1. The all-consuming power of teen romance. Relationships and belonging are the most significant reality for teens — with identity formation bound up with these two. When teenagers get swept away in a romantic relationships it can completely take over their entire life. As my mom used to tell me as a teen, “Jeremy, stay away from those girls; they’ll only turn your mind to mush.” She was right, and I managed to graduate from high school with most of my brain in tact. This movie powerfully demonstrates how a strong desire for another can become a total obsession and when that love is lost (or, in this case, temporarily suspended) how devastated one can be. When Edward leaves, Bella sinks into a deep depression, believes her world is coming to an end, that she can’t live without him and even jumps off a cliff (a strong allusion to suicide). Bella is portrayed as having no life, no interests, no hobbies, no job and few other friends outside of Edward. This is a danger for teenagers who fall head over heels in love and let that relationship become the single, all-consuming reality of their life.
2. Trying to fill that hole in our heart. This fall our youth group explored the significant topic of idolatry. We defined idolatry as anyone or anything we put in the place of God in our life in order to find significance, self-worth, love, joy, meaning, purpose, etc. Christians believe that ultimately only God can satisfy our greatest longings or fill that God-shaped hole in our heart.
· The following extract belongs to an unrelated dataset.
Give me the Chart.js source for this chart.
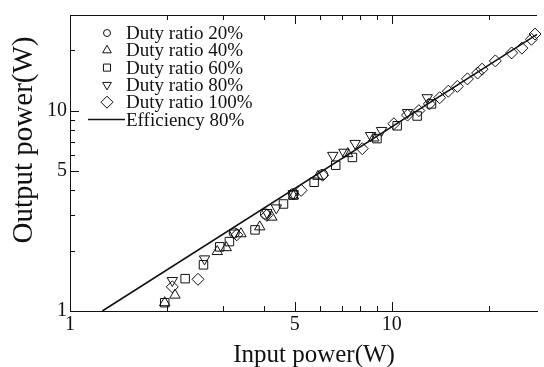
<!DOCTYPE html>
<html>
<head>
<meta charset="utf-8">
<script src="https://cdn.jsdelivr.net/npm/chart.js@4"></script>
<style>
  html, body { margin: 0; padding: 0; background: #fff; }
  #wrap { width: 544px; height: 367px; }
</style>
</head>
<body>
<div id="wrap"><canvas id="powerChart" width="544" height="367"></canvas></div>
<script>
// values (input power W -> output power W)
const duty20In  = [3.24, 4.05, 4.95, 6.1];
const duty20Out = [2.45, 3.05, 3.85, 4.8];

const duty40In  = [1.97, 2.12, 2.87, 3.06, 3.40, 3.89, 4.24, 4.95, 5.9, 7.3, 8.8];
const duty40Out = [1.10, 1.20, 1.98, 2.07, 2.43, 2.63, 2.94, 3.75, 4.7, 6.1, 7.3];

const duty60In  = [1.97, 2.28, 2.60, 2.92, 3.13, 3.76, 4.61, 4.94, 5.74, 6.7, 7.55, 9.0, 10.4, 12.0, 13.3];
const duty60Out = [1.10, 1.45, 1.70, 2.09, 2.22, 2.54, 3.42, 3.79, 4.39, 5.34, 5.84, 7.25, 8.4, 9.4, 10.8];

const duty80In  = [2.08, 2.62, 3.24, 4.09, 4.38, 4.94, 6.56, 7.1, 7.7, 8.6, 9.3, 11.2, 12.9];
const duty80Out = [1.42, 1.82, 2.45, 3.1, 3.27, 3.85, 5.98, 6.2, 6.86, 7.51, 7.96, 9.78, 11.6];

const duty100In  = [2.08, 2.50, 3.30, 4.09, 5.23, 6.1, 8.1, 10.16, 11.2, 12.15, 13.1, 14.1, 15.0, 16.0, 17.2, 18.5, 19.1, 21.0, 23.6, 25.4, 27.2, 27.9];
const duty100Out = [1.32, 1.44, 2.40, 3.0, 4.0, 4.76, 6.46, 8.6, 9.5, 10.0, 10.8, 11.6, 12.5, 13.2, 14.4, 15.4, 16.1, 17.7, 19.4, 20.5, 22.7, 24.1];

const effIn  = [1.26, 28.3];
const effOut = [1.0, 24.0];

const xTicks = [1, 2, 3, 4, 5, 6, 7, 8, 9, 10, 20];
const yTicks = [1, 2, 3, 4, 5, 6, 7, 8, 9, 10, 20];
const shownLabels = [1, 5, 10];

const serif = "'Liberation Serif', 'Times New Roman', serif";

const pts = (xs, ys) => xs.map((x, i) => ({ x: x, y: ys[i] }));

const marker = (label, xs, ys, style, radius, rotation) => ({
  type: 'scatter',
  label: label,
  data: pts(xs, ys),
  pointStyle: style,
  pointRadius: radius,
  pointRotation: rotation || 0,
  pointBorderColor: '#111',
  pointBackgroundColor: 'rgba(0,0,0,0)',
  pointBorderWidth: 1,
  showLine: false
});

// inward ticks, top frame, axis titles and legend
const framePlugin = {
  id: 'frame',
  afterDraw(chart) {
    const ctx = chart.ctx;
    const a = chart.chartArea;
    const xs = chart.scales.x, ys = chart.scales.y;
    ctx.save();
    ctx.strokeStyle = '#111';
    ctx.lineWidth = 1;
    ctx.beginPath();
    ctx.moveTo(a.left, a.top + 0.5);
    ctx.lineTo(a.right, a.top + 0.5);
    xTicks.forEach(v => {
      const px = Math.round(xs.getPixelForValue(v)) + 0.5;
      const len = (v === 5 || v === 10) ? 9 : 5;
      ctx.moveTo(px, a.bottom); ctx.lineTo(px, a.bottom - len);
      ctx.moveTo(px, a.top); ctx.lineTo(px, a.top + len);
    });
    yTicks.forEach(v => {
      const py = Math.round(ys.getPixelForValue(v)) + 0.5;
      const len = (v === 5 || v === 10) ? 9 : 5;
      ctx.moveTo(a.left, py); ctx.lineTo(a.left + len, py);
    });
    ctx.stroke();

    ctx.fillStyle = '#111';
    ctx.textAlign = 'center';
    ctx.textBaseline = 'middle';
    ctx.font = '25px ' + serif;
    ctx.fillText('Input power(W)', 314, 355);

    // y title, sits a bit above centre in the reference
    ctx.font = '29px ' + serif;
    ctx.translate(24, 140);
    ctx.rotate(-Math.PI / 2);
    ctx.fillText('Output power(W)', 0, 0);
    ctx.restore();

    // legend
    ctx.save();
    ctx.fillStyle = '#111';
    ctx.strokeStyle = '#111';
    ctx.font = '19px ' + serif;
    ctx.textBaseline = 'alphabetic';
    const rows = [
      { text: 'Duty ratio 20%', style: 'circle', r: 3.5, rot: 0 },
      { text: 'Duty ratio 40%', style: 'triangle', r: 5, rot: 0 },
      { text: 'Duty ratio 60%', style: 'rect', r: 5, rot: 0 },
      { text: 'Duty ratio 80%', style: 'triangle', r: 5, rot: 180 },
      { text: 'Duty ratio 100%', style: 'rectRot', r: 6, rot: 0 }
    ];
    rows.forEach((row, i) => {
      const base = 39 + i * 17.3;
      ctx.fillStyle = 'rgba(0,0,0,0)';
      ctx.lineWidth = 1;
      Chart.helpers.drawPoint(ctx, { pointStyle: row.style, radius: row.r, rotation: row.rot, borderWidth: 1 }, 107, base - 6);
      ctx.fillStyle = '#111';
      ctx.fillText(row.text, 126, base);
    });
    const eBase = 39 + 5 * 17.3;
    ctx.lineWidth = 1.5;
    ctx.beginPath();
    ctx.moveTo(88, eBase - 6);
    ctx.lineTo(125, eBase - 6);
    ctx.stroke();
    ctx.fillText('Efficiency 80%', 126, eBase);
    ctx.restore();
  }
};

const ctx = document.getElementById('powerChart').getContext('2d');

new Chart(ctx, {
  type: 'scatter',
  data: {
    datasets: [
      {
        type: 'line',
        label: 'Efficiency 80%',
        data: pts(effIn, effOut),
        borderColor: '#111',
        borderWidth: 1.5,
        pointRadius: 0,
        fill: false,
        tension: 0
      },
      marker('Duty ratio 20%', duty20In, duty20Out, 'circle', 5),
      marker('Duty ratio 40%', duty40In, duty40Out, 'triangle', 6),
      marker('Duty ratio 60%', duty60In, duty60Out, 'rect', 6),
      marker('Duty ratio 80%', duty80In, duty80Out, 'triangle', 6, 180),
      marker('Duty ratio 100%', duty100In, duty100Out, 'rectRot', 6)
    ]
  },
  options: {
    responsive: false,
    animation: false,
    clip: false,
    layout: { padding: { top: 13, right: 0, left: 0, bottom: 0 } },
    plugins: {
      legend: { display: false },
      tooltip: { enabled: false }
    },
    scales: {
      x: {
        type: 'logarithmic',
        min: 1,
        max: 28.3,
        afterBuildTicks: s => { s.ticks = xTicks.map(v => ({ value: v })); },
        afterFit: s => { s.height = 56; },
        grid: { display: false, drawTicks: false },
        border: { display: true, color: '#111', width: 1 },
        ticks: {
          color: '#111',
          font: { family: serif, size: 20 },
          padding: 2,
          maxRotation: 0,
          autoSkip: false,
          callback: v => shownLabels.includes(v) ? String(v) : ''
        }
      },
      y: {
        type: 'logarithmic',
        min: 1,
        max: 30,
        afterBuildTicks: s => { s.ticks = yTicks.map(v => ({ value: v })); },
        afterFit: s => { s.width = 70; },
        grid: { display: false, drawTicks: false },
        border: { display: true, color: '#111', width: 1 },
        ticks: {
          color: '#111',
          font: { family: serif, size: 20 },
          padding: 3,
          autoSkip: false,
          callback: v => shownLabels.includes(v) ? String(v) : ''
        }
      }
    }
  },
  plugins: [framePlugin]
});
</script>
</body>
</html>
We will always be let down and unsatisfied when we attempt to get life, love, significance, etc. from sources other than God. They just can’t deliver on their promises. This movie was filled with folly of overt “relational idolatry.” I can’t remember how many times I counted Bella talking about the hole in her heart left by Edward’s absence. How many times did Edward, near the end, say he could not, would not live without Bella? “I can’t imagine an existence without you,” he said (or something similar). This movie, whether or not it intended to do so, powerfully showed why we should never ask another mortal to do and be for us what only God can do and be. If we ignore this truth, we will always find ourselves, sooner or later, in the same messy, emotionally empty place as Bella.
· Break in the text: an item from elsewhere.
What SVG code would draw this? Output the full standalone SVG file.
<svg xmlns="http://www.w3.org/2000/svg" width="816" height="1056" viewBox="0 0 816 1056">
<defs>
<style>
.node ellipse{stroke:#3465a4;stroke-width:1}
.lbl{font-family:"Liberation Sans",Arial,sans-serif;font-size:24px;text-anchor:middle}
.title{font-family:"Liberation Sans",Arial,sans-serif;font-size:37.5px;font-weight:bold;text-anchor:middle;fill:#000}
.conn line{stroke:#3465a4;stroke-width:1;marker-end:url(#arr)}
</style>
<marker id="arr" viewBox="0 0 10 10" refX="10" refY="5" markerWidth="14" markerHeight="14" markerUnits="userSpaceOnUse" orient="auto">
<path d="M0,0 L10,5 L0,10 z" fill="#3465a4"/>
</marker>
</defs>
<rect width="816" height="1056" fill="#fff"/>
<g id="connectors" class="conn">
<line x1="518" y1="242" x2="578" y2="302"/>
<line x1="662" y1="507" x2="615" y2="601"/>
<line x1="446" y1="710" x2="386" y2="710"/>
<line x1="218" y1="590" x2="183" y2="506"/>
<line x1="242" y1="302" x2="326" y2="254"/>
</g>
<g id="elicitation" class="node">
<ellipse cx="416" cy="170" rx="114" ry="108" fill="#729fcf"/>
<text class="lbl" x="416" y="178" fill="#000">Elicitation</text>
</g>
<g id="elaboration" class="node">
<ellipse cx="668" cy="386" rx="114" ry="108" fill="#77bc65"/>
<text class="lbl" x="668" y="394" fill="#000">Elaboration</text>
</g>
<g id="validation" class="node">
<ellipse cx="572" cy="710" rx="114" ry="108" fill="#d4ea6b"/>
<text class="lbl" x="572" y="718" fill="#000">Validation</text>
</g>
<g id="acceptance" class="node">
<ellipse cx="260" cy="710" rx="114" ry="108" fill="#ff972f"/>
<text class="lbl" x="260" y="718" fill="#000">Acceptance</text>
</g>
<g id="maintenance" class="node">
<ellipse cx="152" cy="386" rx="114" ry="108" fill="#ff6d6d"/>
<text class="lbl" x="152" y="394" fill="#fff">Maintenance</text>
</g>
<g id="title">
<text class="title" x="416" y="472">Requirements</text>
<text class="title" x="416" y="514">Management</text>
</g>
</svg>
3. Self-injury as a desperate cry for help. A more disturbing theme and behavior of Bella in this movie was how she put her own safety in jeopardy as a way to try to draw attention to another deeper pain and longing in her life. First, she discovered that by putting herself in danger she could actually get Edward to draw nearer to her (or at least visions of him). She gets on the back of the scummy guy’s motorcycle against better judgment in hopes that Edward would come to her rescue. How many teens entertain self-injury or suicide as a desperate cry for loving attention? Second, sometime later in the movie she says something to the effect of, “My pain is the only reminder that what we had together was actually real.” She couldn’t be with him so she became friends with her pain and misery that somehow, in her mind, kept his memory alive and brought her closer to him. How many young girls with deep emotional pain or numbness resort to cutting themselves in order to “just feel something”? These themes are very real, and many teenagers are processing their own pain, loneliness, disappointment and sense of abandonment with similar behavior and rationalization. What on the surface appears to be a cute teenage romance film is laden with significant, psychological and pastoral issues below the surface.
4. Acting on what’s right vs. what feels good. The most powerful biblical theme at the heart of the vampire-human dilemma is the matter of whether we should act on our natural impulses and carnal urges OR act on what we know to be both good and right. Edward’s blood-sucking family has, “through many years of practice”, self-discipline and resisting temptation, managed to restrain their behavior and learned to live peacefully among good human beings. If they gave in to temptation and just acted on their natural desires and instincts, they would be constantly devouring innocent lives. But they despise that part of their nature and believe it is worth the long, hard battle against their nature in order to reach a higher, more virtuous level of living. This is Christianity’s lesson of “original sin” in a nutshell: We are called to resist our carnal, sinful nature we’re born into this world with, and instead fight against these desires and impulses in order to live according to a higher law and be controlled by the Spirit rather than “the flesh.”
“Those who live according to the sinful nature have their minds set on what that nature desires; but those who live in accordance with the Spirit have their minds set on what the Spirit desires. The mind of sinful man is death, but the mind controlled by the Spirit is life and peace; the sinful mind is hostile to God. It does not submit to God’s law, nor can it do so. Those controlled by the sinful nature cannot please God. You, however, are controlled not by the sinful nature but by the Spirit, if the Spirit of God lives in you” (Rom 8:5-9).
Who knew a series of books about teenager vampires could be so thoroughly biblical and Pauline at this point? This idea that we often need to resist our natural urges completely cuts against the grain of a culture that constantly tell us to just act on our impulses, “go with our gut”, “be true to our inner longings”, “if it feels right do it”, if it’s natural it must be right and a thousand other variations.
I could go on and on. In the final analysis, this was not a fun, exciting, thrilling, suspenseful cinematic experience for me. But for a youth pastor trying to remind myself of what it’s like to be in the shoes of a teenager again, and for the pastoral issues raised above, I found this movie well worth my time and an excuse to indulge in some popcorn and some hand-holding with my sweetheart.